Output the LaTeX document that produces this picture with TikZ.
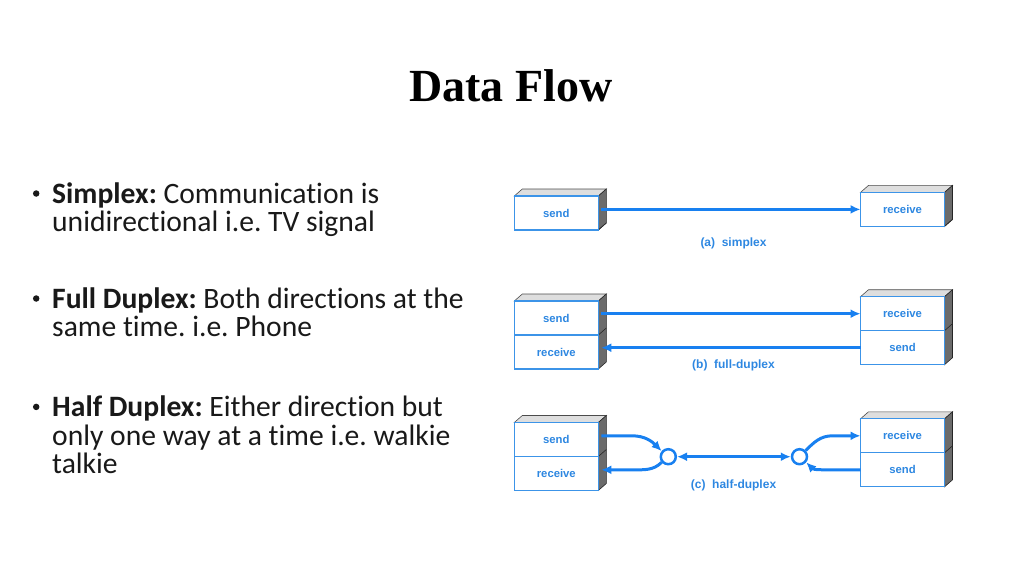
\documentclass[tikz,border=0pt]{standalone}
\usepackage{fontspec}
\setmainfont{Carlito}[Ligatures=NoCommon]
\newfontfamily\titlefont{Liberation Serif}
\newfontfamily\figfont{Liberation Sans}
\usetikzlibrary{arrows.meta,positioning,backgrounds}
\frenchspacing

\definecolor{boxblue}{RGB}{60,148,232}
\definecolor{txtblue}{RGB}{45,135,225}
\definecolor{arrowblue}{RGB}{24,128,240}

% top and side faces behind a box (top cell, bottom cell)
\newcommand{\cubefaces}[2]{%
  \begin{pgfonlayer}{background}
  \filldraw[topface] (#1.north west) -- ++(8,7) -- ([shift={(8,7)}]#1.north east) -- (#1.north east) -- cycle;
  \filldraw[sideface] (#1.north east) -- ++(8,7) -- ([shift={(8,7)}]#2.south east) -- (#2.south east) -- cycle;
  \draw[sideface] (#1.south east) -- ++(8,7);
  \end{pgfonlayer}}

\tikzset{
  cell/.style={draw=boxblue, line width=1.3pt, fill=white, minimum width=84pt, minimum height=34pt,
    inner sep=0pt, outer sep=0pt, text=txtblue, font=\figfont\bfseries\fontsize{11.3}{13}\selectfont},
  topface/.style={draw=black!70, line width=0.6pt, fill=black!13},
  sideface/.style={draw=black!85, line width=0.6pt, fill=black!58},
  dataflow/.style={line width=3pt, draw=arrowblue, -{Latex[length=10pt,width=9pt]}},
  junction/.style={circle, draw=arrowblue, line width=2.5pt, fill=white, minimum size=15pt, inner sep=0pt},
  caption/.style={text=txtblue, inner sep=0pt, font=\figfont\bfseries\fontsize{12}{14}\selectfont},
  line/.style={anchor=base west, inner sep=0pt, text=black!90, font=\fontsize{29.6}{30}\selectfont},
  dot/.style={circle, fill=black!90, minimum size=6.5pt, inner sep=0pt},
}

\begin{document}
\begin{tikzpicture}[x=1pt,y=1pt]
\useasboundingbox (0,0) rectangle (1024,-576);

\node[anchor=base, inner sep=0pt, font=\titlefont\bfseries\fontsize{46}{50}\selectfont] (title) at (511,-101) {Data Flow};

% bullet text
\node[dot] (b1) at (36.2,-193.5) {};
\node[line] (t1) at (52,-203.3) {\textbf{Simplex:} Communication is};
\node[line] (t2) at (52,-231) {unidirectional i.e. TV signal};
\node[dot] (b2) at (36.2,-298.5) {};
\node[line] (t3) at (52,-308.3) {\textbf{Full Duplex:} Both directions at the};
\node[line] (t4) at (52,-336.7) {same time. i.e. Phone};
\node[dot] (b3) at (36.2,-406.9) {};
\node[line] (t5) at (52,-416.7) {\textbf{Half Duplex:} Either direction but};
\node[line] (t6) at (52,-445) {only one way at a time i.e. walkie};
\node[line] (t7) at (52,-473.3) {talkie};

% (a) simplex
\node[cell] (ls) at (556.3,-213) {send};
\node[cell] (rr) at (902.5,-209.4) {receive};
\cubefaces{ls}{ls}
\cubefaces{rr}{rr}
\draw[dataflow] ([xshift=3pt]ls.east |- rr.west) -- (rr.west);
\node[caption] (capa) at (733.5,-243.3) {(a)\ \ simplex};

% (b) full-duplex
\node[cell] (fls) at (556.3,-318) {send};
\node[cell, below=0pt of fls] (flr) {receive};
\node[cell] (frr) at (902.5,-313.7) {receive};
\node[cell, below=0pt of frr] (frs) {send};
\cubefaces{fls}{flr}
\cubefaces{frr}{frs}
\draw[dataflow] ([xshift=3pt]fls.east |- frr.west) -- (frr.west);
\draw[dataflow] (frs.west) -- ([xshift=3pt]flr.east |- frs.west);
\node[caption] (capb) at (733.5,-365) {(b)\ \ full-duplex};

% (c) half-duplex
\node[cell] (hls) at (556.3,-439.5) {send};
\node[cell, below=0pt of hls] (hlr) {receive};
\node[cell] (hrr) at (902.5,-435.8) {receive};
\node[cell, below=0pt of hrr] (hrs) {send};
\cubefaces{hls}{hlr}
\cubefaces{hrr}{hrs}
\node[junction] (lc) at (668.3,-456.7) {};
\node[junction] (rc) at (799.5,-456.7) {};
\draw[dataflow] ([xshift=3pt]hls.east |- hrr.west) -- ([xshift=34pt]hls.east |- hrr.west)
  to[out=0,in=135] (lc.140);
\draw[dataflow] (lc.220) to[out=225,in=0] ([xshift=34pt]hlr.east |- hrs.west)
  -- ([xshift=3pt]hlr.east |- hrs.west);
\draw[dataflow, {Latex[length=10pt,width=9pt]}-{Latex[length=10pt,width=9pt]}] (lc) -- (rc);
\draw[dataflow] (rc.45) to[out=45,in=180] ([xshift=-28pt]hrr.west) -- (hrr.west);
\draw[dataflow] (hrs.west) -- ([xshift=-28pt]hrs.west) to[out=180,in=-45] (rc.-40);
\node[caption] (capc) at (733.5,-485) {(c)\ \ half-duplex};

\end{tikzpicture}
\end{document}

_ _ _ _ _

Set task:
Repeat the listing above from its first line through the line that contains "(title) at (511,-101)", both included, and nothing more. Drop the pictures.

Result below:
Output the LaTeX document that produces this picture with TikZ.
\documentclass[tikz,border=0pt]{standalone}
\usepackage{fontspec}
\setmainfont{Carlito}[Ligatures=NoCommon]
\newfontfamily\titlefont{Liberation Serif}
\newfontfamily\figfont{Liberation Sans}
\usetikzlibrary{arrows.meta,positioning,backgrounds}
\frenchspacing

\definecolor{boxblue}{RGB}{60,148,232}
\definecolor{txtblue}{RGB}{45,135,225}
\definecolor{arrowblue}{RGB}{24,128,240}

% top and side faces behind a box (top cell, bottom cell)
\newcommand{\cubefaces}[2]{%
  \begin{pgfonlayer}{background}
  \filldraw[topface] (#1.north west) -- ++(8,7) -- ([shift={(8,7)}]#1.north east) -- (#1.north east) -- cycle;
  \filldraw[sideface] (#1.north east) -- ++(8,7) -- ([shift={(8,7)}]#2.south east) -- (#2.south east) -- cycle;
  \draw[sideface] (#1.south east) -- ++(8,7);
  \end{pgfonlayer}}

\tikzset{
  cell/.style={draw=boxblue, line width=1.3pt, fill=white, minimum width=84pt, minimum height=34pt,
    inner sep=0pt, outer sep=0pt, text=txtblue, font=\figfont\bfseries\fontsize{11.3}{13}\selectfont},
  topface/.style={draw=black!70, line width=0.6pt, fill=black!13},
  sideface/.style={draw=black!85, line width=0.6pt, fill=black!58},
  dataflow/.style={line width=3pt, draw=arrowblue, -{Latex[length=10pt,width=9pt]}},
  junction/.style={circle, draw=arrowblue, line width=2.5pt, fill=white, minimum size=15pt, inner sep=0pt},
  caption/.style={text=txtblue, inner sep=0pt, font=\figfont\bfseries\fontsize{12}{14}\selectfont},
  line/.style={anchor=base west, inner sep=0pt, text=black!90, font=\fontsize{29.6}{30}\selectfont},
  dot/.style={circle, fill=black!90, minimum size=6.5pt, inner sep=0pt},
}

\begin{document}
\begin{tikzpicture}[x=1pt,y=1pt]
\useasboundingbox (0,0) rectangle (1024,-576);

\node[anchor=base, inner sep=0pt, font=\titlefont\bfseries\fontsize{46}{50}\selectfont] (title) at (511,-101) {Data Flow};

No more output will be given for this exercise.